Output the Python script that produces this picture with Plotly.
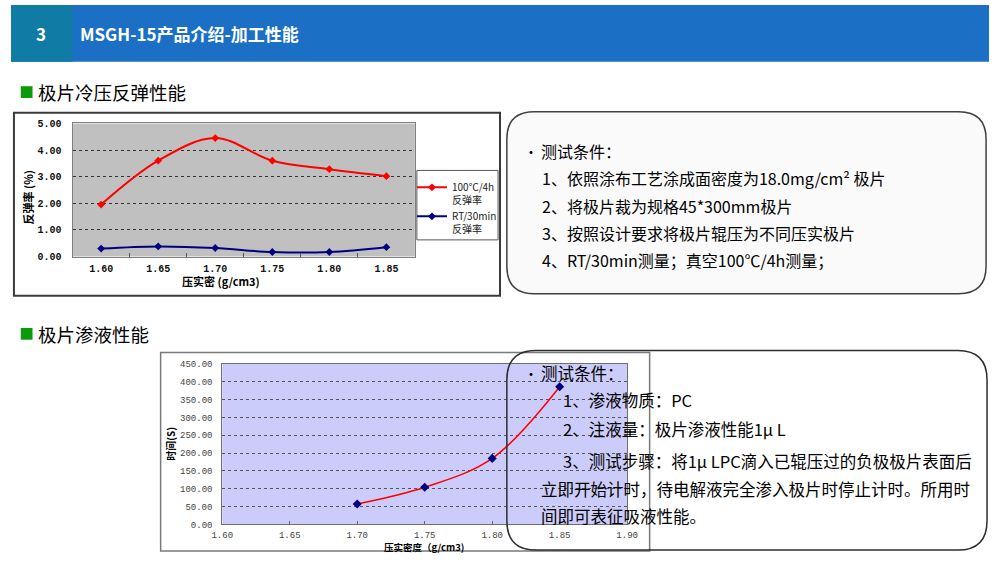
import plotly.graph_objects as go

# ---------------- data ----------------
density_1 = ["1.60", "1.65", "1.70", "1.75", "1.80", "1.85"]
rebound_100c_4h = [1.95, 3.60, 4.45, 3.60, 3.28, 3.02]
rebound_rt_30min = [0.30, 0.38, 0.32, 0.17, 0.17, 0.35]

density_2 = [1.70, 1.75, 1.80, 1.85]
wetting_time_s = [57, 104, 185, 386]

W, H = 1000, 562
CJK = "Noto Sans CJK SC"


def px(x):
    return x / W


def py(y):
    return 1 - y / H


def rounded_path(x0, y0, x1, y1, r):
    rx, ry = r / W, r / H
    X0, X1 = px(x0), px(x1)
    Y0, Y1 = py(y0), py(y1)  # Y0 top, Y1 bottom (paper)
    return (f"M{X0+rx},{Y0} L{X1-rx},{Y0} Q{X1},{Y0} {X1},{Y0-ry} "
            f"L{X1},{Y1+ry} Q{X1},{Y1} {X1-rx},{Y1} L{X0+rx},{Y1} "
            f"Q{X0},{Y1} {X0},{Y1+ry} L{X0},{Y0-ry} Q{X0},{Y0} {X0+rx},{Y0} Z")


fig = go.Figure()

fig.add_trace(go.Scatter(
    x=density_1, y=rebound_100c_4h, name="100℃/4h<br>反弹率",
    mode="lines+markers", line=dict(color="#FF0000", width=2, shape="spline"),
    marker=dict(symbol="diamond", size=6, color="#FF0000"),
    xaxis="x", yaxis="y"))
fig.add_trace(go.Scatter(
    x=density_1, y=rebound_rt_30min, name="RT/30min<br>反弹率",
    mode="lines+markers", line=dict(color="#000080", width=2, shape="spline"),
    marker=dict(symbol="diamond", size=6, color="#000080"),
    xaxis="x", yaxis="y"))
fig.add_trace(go.Scatter(
    x=density_2, y=wetting_time_s, name="时间",
    mode="lines+markers", line=dict(color="#FF0000", width=1.5, shape="spline"),
    marker=dict(symbol="diamond", size=7, color="#000080"),
    xaxis="x2", yaxis="y2", showlegend=False))

shapes = []
# header
shapes.append(dict(type="rect", xref="paper", yref="paper", x0=0, x1=1, y0=py(58), y1=1,
                   fillcolor="#1B6FC5", line=dict(width=0), layer="below"))
shapes.append(dict(type="rect", xref="paper", yref="paper", x0=0, x1=px(63), y0=py(58), y1=1,
                   fillcolor="#107CA6", line=dict(width=0), layer="below"))
# green squares
for yc in (89, 336):
    shapes.append(dict(type="rect", xref="paper", yref="paper", x0=px(10), x1=px(22),
                       y0=py(yc + 6), y1=py(yc - 6), fillcolor="#0A9A0A",
                       line=dict(width=0), layer="below"))
# chart 1 frame
shapes.append(dict(type="rect", xref="paper", yref="paper", x0=px(3), x1=px(500),
                   y0=py(297), y1=py(110), fillcolor="white",
                   line=dict(color="#3A3A3A", width=2), layer="below"))
# chart 1 legend box
shapes.append(dict(type="rect", xref="paper", yref="paper", x0=px(415), x1=px(498),
                   y0=py(240), y1=py(169), fillcolor="white",
                   line=dict(color="#555555", width=1), layer="below"))
# chart 2 frame
shapes.append(dict(type="rect", xref="paper", yref="paper", x0=px(153), x1=px(653),
                   y0=py(558), y1=py(355), fillcolor="white",
                   line=dict(color="#7A7A7A", width=1.5), layer="below"))
# text box 1
shapes.append(dict(type="path", xref="paper", yref="paper",
                   path=rounded_path(507, 109, 997, 295, 28),
                   fillcolor="#FAFAFA", line=dict(color="#404040", width=1.5), layer="below"))
# plot area fills
shapes.append(dict(type="rect", xref="x domain", yref="y domain", x0=0, x1=1, y0=0, y1=1,
                   fillcolor="#C0C0C0", line=dict(width=0), layer="below"))
shapes.append(dict(type="rect", xref="x2 domain", yref="y2 domain", x0=0, x1=1, y0=0, y1=1,
                   fillcolor="#CCCCFA", line=dict(width=0), layer="below"))
# text box 2 (transparent, above chart)
shapes.append(dict(type="path", xref="paper", yref="paper",
                   path=rounded_path(507, 353, 998, 557, 30),
                   fillcolor="rgba(0,0,0,0)", line=dict(color="#2E2E2E", width=1.5), layer="above"))

ann = []


def text(x, y, s, size=16, color="black", bold=False, anchor="left", angle=0, family=CJK):
    ann.append(dict(x=px(x), y=py(y), xref="paper", yref="paper", text=s, showarrow=False,
                    xanchor=anchor, yanchor="middle", textangle=angle,
                    font=dict(family=family, size=size, color=color,
                              weight="bold" if bold else "normal")))


# header text
text(31, 29, "3", size=17, color="white", bold=True, anchor="center")
text(69, 29, "MSGH-15产品介绍-加工性能", size=17, color="white", bold=True)
# section headings
text(26, 89, "极片冷压反弹性能", size=18.5)
text(26, 336, "极片渗液性能", size=18.5)

# axis titles chart 1
text(17, 197, "反弹率 (%)", size=11, bold=True, anchor="center", angle=-90)
text(215, 282, "压实密 (g/cm3)", size=11, bold=True, anchor="center")
# axis titles chart 2
text(163, 448, "时间(S)", size=10, bold=True, anchor="center", angle=-90)
text(422, 554, "压实密度（g/cm3)", size=9.5, bold=True, anchor="center")

# text box 1
text(523, 149, "•", size=14)
text(540, 149, "测试条件：", size=16)
box1 = ["1、依照涂布工艺涂成面密度为18.0mg/cm² 极片",
        "2、将极片裁为规格45*300mm极片",
        "3、按照设计要求将极片辊压为不同压实极片",
        "4、RT/30min测量；真空100℃/4h测量；"]
for i, s in enumerate(box1):
    text(541, 177 + i * 28, s, size=16)

# text box 2
text(523, 376, "•", size=14)
text(540, 376, "测试条件：", size=16.5)
text(562, 404, "1、渗液物质：PC", size=16.5)
text(562, 433, "2、注液量：极片渗液性能1μ L", size=16.5)
text(562, 466, "3、测试步骤：将1μ LPC滴入已辊压过的负极极片表面后", size=16.5)
text(540, 495, "立即开始计时，待电解液完全渗入极片时停止计时。所用时", size=16.5)
text(540, 522, "间即可表征吸液性能。", size=16.5)

tick1 = dict(family="Liberation Mono", size=10, color="#111", weight="bold")
tick2 = dict(family="Liberation Mono", size=9, color="#444")

fig.update_layout(
    autosize=True, margin=dict(l=0, r=0, t=0, b=0, pad=0),
    paper_bgcolor="white", plot_bgcolor="rgba(0,0,0,0)",
    shapes=shapes, annotations=ann,
    showlegend=True,
    legend=dict(x=px(410), y=py(173), xanchor="left", yanchor="top",
                bgcolor="rgba(0,0,0,0)", borderwidth=0, valign="top",
                font=dict(family=CJK, size=10, color="#222"),
                tracegroupgap=0, itemwidth=30),
    xaxis=dict(domain=[px(63), px(413)], anchor="y", type="category",
               tickson="boundaries", ticks="inside", ticklen=4, tickcolor="#555",
               showline=True, mirror=True, linecolor="#808080", linewidth=1,
               showgrid=False, tickfont=tick1, ticklabelstandoff=2,
               range=[-0.5, 5.5], fixedrange=True),
    yaxis=dict(domain=[py(257), py(121)], anchor="x", range=[0, 5], dtick=1,
               tickformat=".2f", showgrid=True, gridcolor="#333", griddash="dot",
               gridwidth=1, zeroline=False, showline=True, mirror=True,
               linecolor="#808080", linewidth=1, ticks="", tickfont=tick1,
               ticklabelstandoff=8),
    xaxis2=dict(domain=[px(216), px(630)], anchor="y2", range=[1.60, 1.90], dtick=0.05,
                tick0=1.60, tickformat=".2f", ticks="inside", ticklen=3, tickcolor="#666",
                showline=True, mirror=True, linecolor="#707070", linewidth=1,
                showgrid=False, zeroline=False, tickfont=tick2, ticklabelstandoff=2),
    yaxis2=dict(domain=[py(530.7), py(366.7)], anchor="x2", range=[0, 450], dtick=50,
                tickformat=".2f", showgrid=True, gridcolor="#555", griddash="dot",
                gridwidth=1, zeroline=False, showline=True, mirror=True,
                linecolor="#707070", linewidth=1, ticks="", tickfont=tick2,
                ticklabelstandoff=7),
)

fig.write_html("out.html", default_width="100vw", default_height="100vh",
               config={"displayModeBar": False, "responsive": True})

# remove default page margins so the figure fills the window exactly
with open("out.html", "r", encoding="utf-8") as f:
    html = f.read()
html = html.replace(
    "<head>",
    "<head><style>html,body{margin:0;padding:0;overflow:hidden;width:100%;height:100%;}</style>",
    1)
with open("out.html", "w", encoding="utf-8") as f:
    f.write(html)
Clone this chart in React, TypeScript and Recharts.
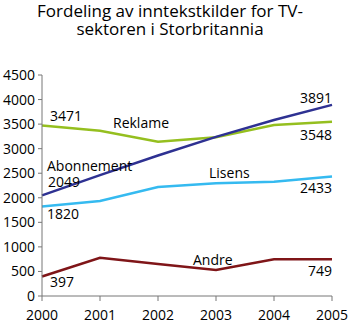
import { LineChart, Line, XAxis, YAxis, LabelList } from "recharts"

const years = ["2000", "2001", "2002", "2003", "2004", "2005"]
const reklame = [3471, 3366, 3143, 3232, 3483, 3548]
const abonnement = [2049, 2460, 2860, 3240, 3585, 3891]
const lisens = [1820, 1935, 2220, 2295, 2328, 2433]
const andre = [397, 780, 650, 530, 749, 749]
const yTicks = [0, 500, 1000, 1500, 2000, 2500, 3000, 3500, 4000, 4500]

const data = years.map((year, i) => ({
  year,
  reklame: reklame[i],
  abonnement: abonnement[i],
  lisens: lisens[i],
  andre: andre[i],
}))

const FONT = "'Open Sans', sans-serif"

type Note = { index: number; text: "value" | "name"; dx: number; dy: number; anchor: "start" | "end" }

// where the in-plot labels sit relative to their point
const notes: Record<string, Note[]> = {
  reklame: [
    { index: 0, text: "value", dx: 8, dy: -5, anchor: "start" },
    { index: 1, text: "name", dx: 13, dy: -3, anchor: "start" },
    { index: 5, text: "value", dx: 0, dy: 18, anchor: "end" },
  ],
  abonnement: [
    { index: 0, text: "name", dx: 5, dy: -24, anchor: "start" },
    { index: 0, text: "value", dx: 6, dy: -8, anchor: "start" },
    { index: 5, text: "value", dx: 0, dy: -2, anchor: "end" },
  ],
  lisens: [
    { index: 3, text: "name", dx: -7, dy: -5, anchor: "start" },
    { index: 0, text: "value", dx: 5, dy: 12, anchor: "start" },
    { index: 5, text: "value", dx: 0, dy: 16, anchor: "end" },
  ],
  andre: [
    { index: 2, text: "name", dx: 35, dy: 1, anchor: "start" },
    { index: 0, text: "value", dx: 8, dy: 10, anchor: "start" },
    { index: 5, text: "value", dx: 0, dy: 17, anchor: "end" },
  ],
}

function makeLabel(key: string, name: string) {
  return (props: any) => {
    const { x, y, index, value } = props
    return (
      <g>
        {notes[key]
          .filter((n) => n.index === index)
          .map((n, j) => (
            <text
              key={j}
              x={x + n.dx}
              y={y + n.dy}
              textAnchor={n.anchor}
              fontSize={14}
              fontFamily={FONT}
              fill="#000"
            >
              {n.text === "name" ? name : value}
            </text>
          ))}
      </g>
    )
  }
}

const series = [
  { key: "reklame", name: "Reklame", color: "#95bf1f" },
  { key: "abonnement", name: "Abonnement", color: "#2e3192" },
  { key: "lisens", name: "Lisens", color: "#35baf0" },
  { key: "andre", name: "Andre", color: "#7f1518" },
]

export default function App() {
  return (
    <div style={{ position: "absolute", left: 0, top: 0, width: 350, height: 326, background: "#fff" }}>
      <div
        style={{
          position: "absolute",
          left: 0,
          top: 2,
          width: 340,
          textAlign: "center",
          fontFamily: FONT,
          fontSize: 17,
          lineHeight: "18px",
          color: "#000",
        }}
      >
        Fordeling av inntekstkilder for TV-
        <br />
        sektoren i Storbritannia
      </div>
      <LineChart width={350} height={326} data={data} margin={{ top: 75, right: 18, bottom: 0, left: 0 }}>
        <XAxis
          dataKey="year"
          tickLine={{ stroke: "#777" }}
          axisLine={{ stroke: "#777" }}
          tickSize={5}
          tickMargin={9}
          tick={{ fontSize: 14, fontFamily: FONT, fill: "#000" }}
          height={30}
        />
        <YAxis
          domain={[0, 4500]}
          ticks={yTicks}
          interval={0}
          width={42}
          tickLine={{ stroke: "#777" }}
          axisLine={{ stroke: "#777" }}
          tickSize={4}
          tickMargin={3}
          tick={{ fontSize: 14, fontFamily: FONT, fill: "#000" }}
        />
        {series.map((s) => (
          <Line
            key={s.key}
            dataKey={s.key}
            name={s.name}
            type="linear"
            stroke={s.color}
            strokeWidth={2.5}
            dot={false}
            isAnimationActive={false}
          >
            <LabelList dataKey={s.key} content={makeLabel(s.key, s.name)} />
          </Line>
        ))}
      </LineChart>
    </div>
  )
}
--------
[Exercise prompt]
Pull out only the lines from the one with "Clone this chart" up to and including the one with "XAxis, YAxis, LabelList", and drop any pictures along the way.

[Right answer]
Clone this chart in React, TypeScript and Recharts.
import { LineChart, Line, XAxis, YAxis, LabelList } from "recharts"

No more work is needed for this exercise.